This depressed performance was on the back of weakening revenues due declining sales volumes. The group’s revenue declined by 25 percent to $34 million from $45, 2 million driven by decrease in sales volumes.
Gross profit declined by 24 percent mainly driven by the decline in revenue. Giving a briefing of the company’s full year results this morning, finance director Mr Lucas Fransisco attributed the weaker performance to low demand during the period.
“Volume decline was attributable to weak consumer demand due to weak macro-economic performance,” he said.
He however noted that Dunhill volume grew 7, 2 percent compared to the previous year was “off a small but growing consumer base.”
Manage said selling and marketing costs rose 9 percent due to marketing activities the company ran to defend sales volumes.
Administrative expenses declined by 3 percent as a result of the annualized benefits of the staff rationalization that happened in 2015 and reduction on management fees
Other Income decreased 42 percent driven by 2015 once off property sale. And operating profit decreased by 43 percent. The group said inventory reduced by $1,2 million driven by change in leaf purchasing cycle, while trade and other receivables reduced by $3,6 million impacted by the property sales proceeds which were received in 2016 and improved debtors collections.

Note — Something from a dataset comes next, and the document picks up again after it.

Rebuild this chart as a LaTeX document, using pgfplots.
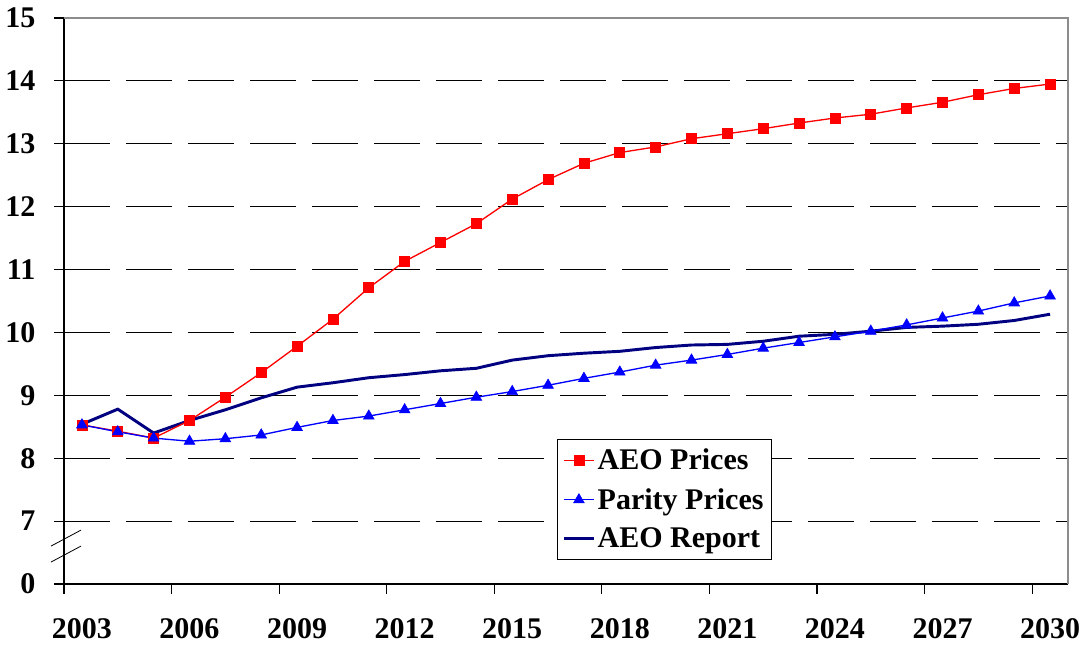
\documentclass[border=0pt]{standalone}
\usepackage{fontspec}
\setmainfont{Liberation Serif}
\usepackage{pgfplots}
\pgfplotsset{compat=1.18}
\definecolor{navyc}{RGB}{0,0,128}
\definecolor{framegray}{RGB}{140,140,140}

\begin{document}
\begin{tikzpicture}
\useasboundingbox (-48pt,-49.5pt) rectangle (768.75pt,438pt);
\begin{axis}[
  at={(0,0)}, anchor=south west,
  scale only axis, width=753pt, height=424.5pt,
  xmin=2002.5, xmax=2030.5, ymin=6, ymax=15,
  clip=false,
  axis lines*=left,
  axis line style={black, line width=0.9pt},
  xtick={2003,2006,2009,2012,2015,2018,2021,2024,2027,2030},
  xticklabels={2003,2006,2009,2012,2015,2018,2021,2024,2027,2030},
  minor xtick={2002.5,2005.5,2008.5,2011.5,2014.5,2017.5,2020.5,2023.5,2026.5,2029.5},
  major x tick style={draw=none},
  minor x tick style={black, line width=0.9pt},
  minor tick length=7.5pt,
  ytick={6,7,8,9,10,11,12,13,14,15},
  yticklabels={0,7,8,9,10,11,12,13,14,15},
  major y tick style={black, line width=0.9pt},
  major tick length=7.5pt,
  tick align=outside,
  ymajorgrids,
  grid style={black, line width=0.75pt, dash pattern=on 34.5pt off 12pt},
  tick label style={font=\fontsize{22.5}{26}\selectfont\bfseries},
  xticklabel style={yshift=-15pt},
  yticklabel style={xshift=-10.5pt},
  /pgf/number format/assume math mode=true,
  legend style={at={(rel axis cs:0.491,0.256)}, anchor=north west,
    font=\fontsize{22.5}{26}\selectfont\bfseries, draw=black, line width=0.75pt,
    inner xsep=4pt, inner ysep=5pt, row sep=8.5pt},
  legend cell align=left,
  legend image code/.code={\draw[mark repeat=2,mark phase=2] plot coordinates {(0pt,0pt) (11pt,0pt) (22pt,0pt)};},
]
% AEO Report (drawn first so it lies beneath)
\addplot[navyc, line width=2.2pt, forget plot] coordinates {
(2003,8.54) (2004,8.78) (2005,8.40) (2006,8.60) (2007,8.77) (2008,8.96) (2009,9.13)
(2010,9.20) (2011,9.28) (2012,9.33) (2013,9.39) (2014,9.43) (2015,9.56) (2016,9.63)
(2017,9.67) (2018,9.70) (2019,9.76) (2020,9.80) (2021,9.81) (2022,9.86) (2023,9.94)
(2024,9.97) (2025,10.02) (2026,10.08) (2027,10.10) (2028,10.13) (2029,10.19) (2030,10.29)
};
% AEO Prices
\addplot[red, line width=1pt, mark=square*, mark size=3.75pt, mark options={solid, fill=red, draw=red, line width=0.5pt}] coordinates {
(2003,8.53) (2004,8.43) (2005,8.32) (2006,8.60) (2007,8.97) (2008,9.36) (2009,9.78)
(2010,10.21) (2011,10.71) (2012,11.13) (2013,11.43) (2014,11.73) (2015,12.12) (2016,12.43)
(2017,12.69) (2018,12.86) (2019,12.95) (2020,13.08) (2021,13.16) (2022,13.24) (2023,13.33)
(2024,13.41) (2025,13.47) (2026,13.57) (2027,13.66) (2028,13.78) (2029,13.88) (2030,13.95)
};
\addlegendentry{AEO Prices}
% Parity Prices
\addplot[blue, line width=1pt, mark=triangle*, mark size=4.6pt, mark options={solid, fill=blue, draw=blue, line width=0.5pt}] coordinates {
(2003,8.53) (2004,8.42) (2005,8.32) (2006,8.27) (2007,8.31) (2008,8.37) (2009,8.49)
(2010,8.60) (2011,8.67) (2012,8.77) (2013,8.87) (2014,8.97) (2015,9.06) (2016,9.16)
(2017,9.27) (2018,9.37) (2019,9.48) (2020,9.56) (2021,9.65) (2022,9.75) (2023,9.84)
(2024,9.93) (2025,10.02) (2026,10.12) (2027,10.23) (2028,10.34) (2029,10.47) (2030,10.58)
};
\addlegendentry{Parity Prices}
\addlegendimage{navyc, line width=2.2pt}
\addlegendentry{AEO Report}
% plot-area border (top and right)
\draw[framegray, line width=0.9pt] (rel axis cs:0,1) -- (rel axis cs:1,1) -- (rel axis cs:1,0);
% axis break marks
\draw[black, line width=0.6pt] ([shift={(-9.75pt,-5.25pt)}]axis cs:2002.5,6.714) -- ([shift={(12.75pt,6.75pt)}]axis cs:2002.5,6.714);
\draw[black, line width=0.6pt] ([shift={(-9.75pt,-5.25pt)}]axis cs:2002.5,6.46) -- ([shift={(12.75pt,6.75pt)}]axis cs:2002.5,6.46);
\end{axis}
\end{tikzpicture}
\end{document}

Net cash generated from operations decreased by $1,9 million, a development management attributed to low profitability which was offset by a decrease in working capital driven by lower stocks, debtors and increase in payables.
The group said net cash utilised in investment activities declined by $0,4 million due to lower CAPEX. Going forward, the group’s managing director Ms Clara Mlambo said the business will keep focusing on its key strategic leadership pillars to grow volumes and deliver value in the current financial year.
She said BAT Zimbabwe supports Government’s position to maintain excise, at the current rate as this allows pricing stability and volume recovery.